As has been so well said on other occasions, my friends, “the answer is blowing in the wind.”
Ok, so statist logic wins out again. This reader wonders, however, as governmental delegates yourselves, where was YOUR room for maneuver? How compelling is that logic when you’re inside? Perhaps the better metaphor for an answer: stuck inside a mobile w the westphalian blues again?
Good question: we were in the role of advisors helping the lead Turkish officials present their positions more effectively, but even heads of delegation were bound by instructions from the political leadership of their governments coming from their home capital cities.
Paul: I responded earlier without realizing it was you who wrote the comment! But the Westphalian Blues played well
in Cancun, but further toxified by an ugly overlay of American-led backroom diplomacy, confirmed by WikiLeaks, but obvious
in any event.
Now in Cancun one more (small) steps was take to curb climate change and promote international negotiations. However, I am not sure how much international legal norms have evolved since Rio Declaration to address current challenges.

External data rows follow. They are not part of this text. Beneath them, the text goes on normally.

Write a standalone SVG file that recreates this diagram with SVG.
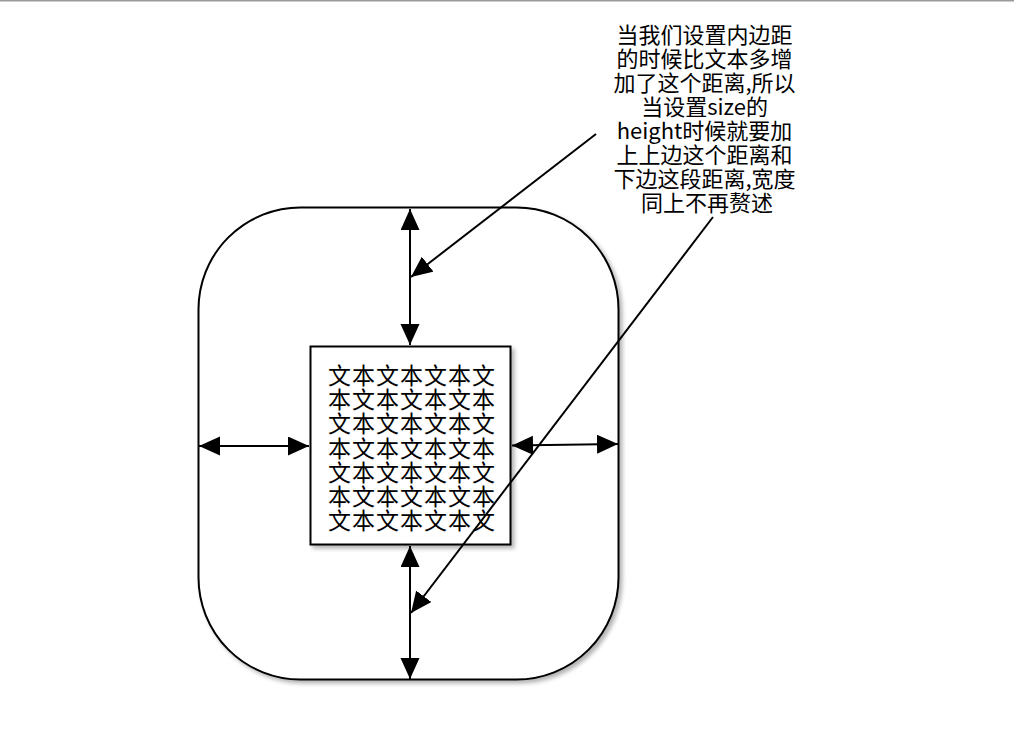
<svg xmlns="http://www.w3.org/2000/svg" width="1014" height="734" viewBox="0 0 1014 734">
  <style>
    .box { fill: #ffffff; stroke: #000000; stroke-width: 2; }
    .conn { stroke: #000000; stroke-width: 2; fill: none; }
    .grid { font-family: "Noto Sans CJK SC", "Noto Sans", sans-serif; font-size: 23px; letter-spacing: 1px; fill: #000000; }
    .note { font-family: "Noto Sans CJK SC", "Noto Sans", sans-serif; font-size: 22px; fill: #000000; text-anchor: middle; }
  </style>
  <defs>
    <marker id="arr" markerUnits="userSpaceOnUse" markerWidth="22" markerHeight="20" refX="21" refY="9.5" orient="auto-start-reverse">
      <path d="M0,0 L21,9.5 L0,19 z" fill="#000000"/>
    </marker>
    <filter id="shadow" x="-10%" y="-10%" width="130%" height="130%">
      <feGaussianBlur in="SourceAlpha" stdDeviation="2"/>
      <feOffset dx="3" dy="3" result="b"/>
      <feComponentTransfer><feFuncA type="linear" slope="0.3"/></feComponentTransfer>
      <feMerge><feMergeNode/><feMergeNode in="SourceGraphic"/></feMerge>
    </filter>
  </defs>
  <rect x="0" y="0" width="1014" height="734" fill="#ffffff"/>
  <rect x="0" y="0" width="1014" height="1.5" fill="#9a9a9a"/>

  <g id="outer">
    <rect class="box" x="198.5" y="207.5" width="420" height="472" rx="102" ry="102" filter="url(#shadow)"/>
  </g>

  <g id="inner">
    <rect class="box" x="310.5" y="346.5" width="200" height="198" filter="url(#shadow)"/>
    <text class="grid">
      <tspan x="328" y="384">文本文本文本文</tspan>
      <tspan x="328" y="408.2">本文本文本文本</tspan>
      <tspan x="328" y="432.4">文本文本文本文</tspan>
      <tspan x="328" y="456.6">本文本文本文本</tspan>
      <tspan x="328" y="480.8">文本文本文本文</tspan>
      <tspan x="328" y="505">本文本文本文本</tspan>
      <tspan x="328" y="529.2">文本文本文本文</tspan>
    </text>
  </g>

  <g id="note">
    <text class="note">
      <tspan x="707" y="43">当我们设置内边距</tspan>
      <tspan x="707" y="67">的时候比文本多增</tspan>
      <tspan x="707" y="91">加了这个距离,所以</tspan>
      <tspan x="707" y="115">当设置size的</tspan>
      <tspan x="707" y="139">height时候就要加</tspan>
      <tspan x="707" y="163">上上边这个距离和</tspan>
      <tspan x="707" y="187">下边这段距离,宽度</tspan>
      <tspan x="707" y="211">同上不再赘述</tspan>
    </text>
  </g>

  <g id="connectors">
    <line class="conn" x1="410" y1="209" x2="410" y2="345" marker-start="url(#arr)" marker-end="url(#arr)"/>
    <line class="conn" x1="410" y1="546" x2="410" y2="679" marker-start="url(#arr)" marker-end="url(#arr)"/>
    <line class="conn" x1="199" y1="446" x2="309" y2="446" marker-start="url(#arr)" marker-end="url(#arr)"/>
    <line class="conn" x1="512" y1="445.5" x2="618" y2="444" marker-start="url(#arr)" marker-end="url(#arr)"/>
    <line class="conn" x1="596" y1="134" x2="411" y2="277" marker-end="url(#arr)"/>
    <line class="conn" x1="713" y1="217" x2="411" y2="613" marker-end="url(#arr)"/>
  </g>
</svg>
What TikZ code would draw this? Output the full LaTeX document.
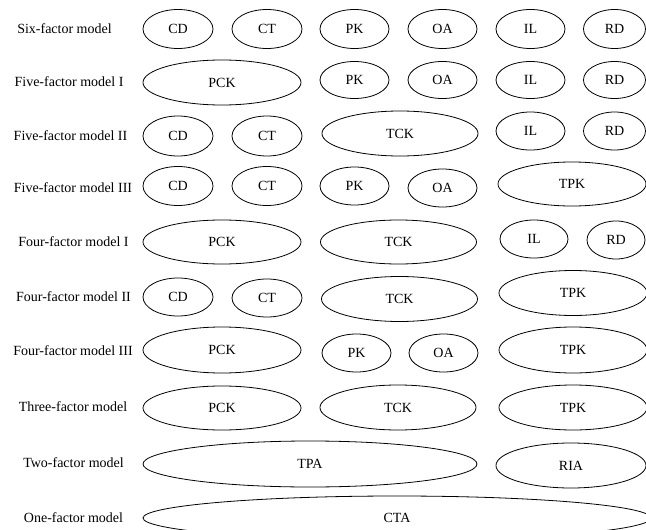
\documentclass[tikz,border=0pt]{standalone}
\usepackage{fontspec}
\setmainfont{Liberation Serif}
\usetikzlibrary{shapes.geometric}
\tikzset{
  ell/.style={draw, ellipse, line width=0.8pt, inner sep=0pt, font=\fontsize{14}{16}\selectfont, text height=10pt, text depth=1pt},
  lab/.style={inner sep=0pt, font=\fontsize{14}{16}\selectfont, text height=10pt, text depth=1pt},
}
\newcommand{\el}[6]{\node[ell, minimum width=#4pt, minimum height=#5pt] (#1) at (#2,#3) {#6};}
\begin{document}
\begin{tikzpicture}[x=1pt,y=-1pt]
\useasboundingbox (0,0) rectangle (646,530);
% labels
\node[lab] (l1) at (64.5,29) {Six-factor model};
\node[lab] (l2) at (69,82) {Five-factor model I};
\node[lab] (l3) at (70.5,136) {Five-factor model II};
\node[lab] (l4) at (73,188) {Five-factor model III};
\node[lab] (l5) at (73.5,242) {Four-factor model I};
\node[lab] (l6) at (73.5,297) {Four-factor model II};
\node[lab] (l7) at (73,351) {Four-factor model III};
\node[lab] (l8) at (73,407) {Three-factor model};
\node[lab] (l9) at (73.5,463) {Two-factor model};
\node[lab] (l10) at (73.5,518) {One-factor model};
% row 1
\el{a1}{178}{29}{70}{39}{CD}
\el{a2}{267}{29}{70}{39}{CT}
\el{a3}{354.5}{29}{69}{39}{PK}
\el{a4}{442.5}{29}{69}{39}{OA}
\el{a5}{530.5}{29}{69}{39}{IL}
\el{a6}{614.5}{29}{62}{39}{RD}
% row 2
\el{b1}{222}{82.5}{158}{45}{PCK}
\el{b2}{354.5}{80}{69}{37}{PK}
\el{b3}{442.5}{80}{69}{37}{OA}
\el{b4}{530.5}{80}{69}{37}{IL}
\el{b5}{614.5}{80}{62}{37}{RD}
% row 3
\el{c1}{178}{136}{70}{40}{CD}
\el{c2}{267}{136}{70}{40}{CT}
\el{c3}{400}{133.5}{156}{45}{TCK}
\el{c4}{530.5}{131}{69}{38}{IL}
\el{c5}{614.5}{131}{62}{38}{RD}
% row 4
\el{d1}{178}{186}{70}{39}{CD}
\el{d2}{267}{186}{70}{39}{CT}
\el{d3}{354.5}{186}{69}{38}{PK}
\el{d4}{442.5}{188}{69}{38}{OA}
\el{d5}{572}{184}{148}{44}{TPK}
% row 5
\el{e1}{222}{242}{158}{44}{PCK}
\el{e2}{398.5}{242}{156}{44}{TCK}
\el{e3}{534}{239}{68}{38}{IL}
\el{e4}{616}{240}{58}{38}{RD}
% row 6
\el{f1}{178}{297}{70}{38}{CD}
\el{f2}{267}{298}{70}{38}{CT}
\el{f3}{399.5}{299}{156}{45}{TCK}
\el{f4}{573}{293}{148}{45}{TPK}
% row 7
\el{g1}{222}{350}{158}{46}{PCK}
\el{g2}{356.5}{353}{69}{38}{PK}
\el{g3}{443.5}{353}{69}{38}{OA}
\el{g4}{573}{350}{148}{46}{TPK}
% row 8
\el{h1}{222}{408}{158}{44}{PCK}
\el{h2}{398}{407.5}{156}{45}{TCK}
\el{h3}{573}{407.5}{148}{45}{TPK}
% row 9
\el{i1}{310}{464}{334}{46}{TPA}
\el{i2}{571}{465.5}{150}{45}{RIA}
% row 10
\el{j1}{397}{518}{508}{44}{CTA}
\end{tikzpicture}
\end{document}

What norms do you think seem to be the most promising from the perspective of the lobal environmental change?
Sadly, and dangerously, there are no authoritative global norms that major states believe
to be legally binding on them. ‘Soft law’ norms deriving from the Stockholm Declaration (1972),
Rio Declaration (1992), and the UN Framework Convention on Climate Change (1992) do
provide a vague, abstract set of norms, but without a curb on greenhouse gas emissions, especially carbon,
the effect is insufficient, based on voluntary pledges and discretionary behavior.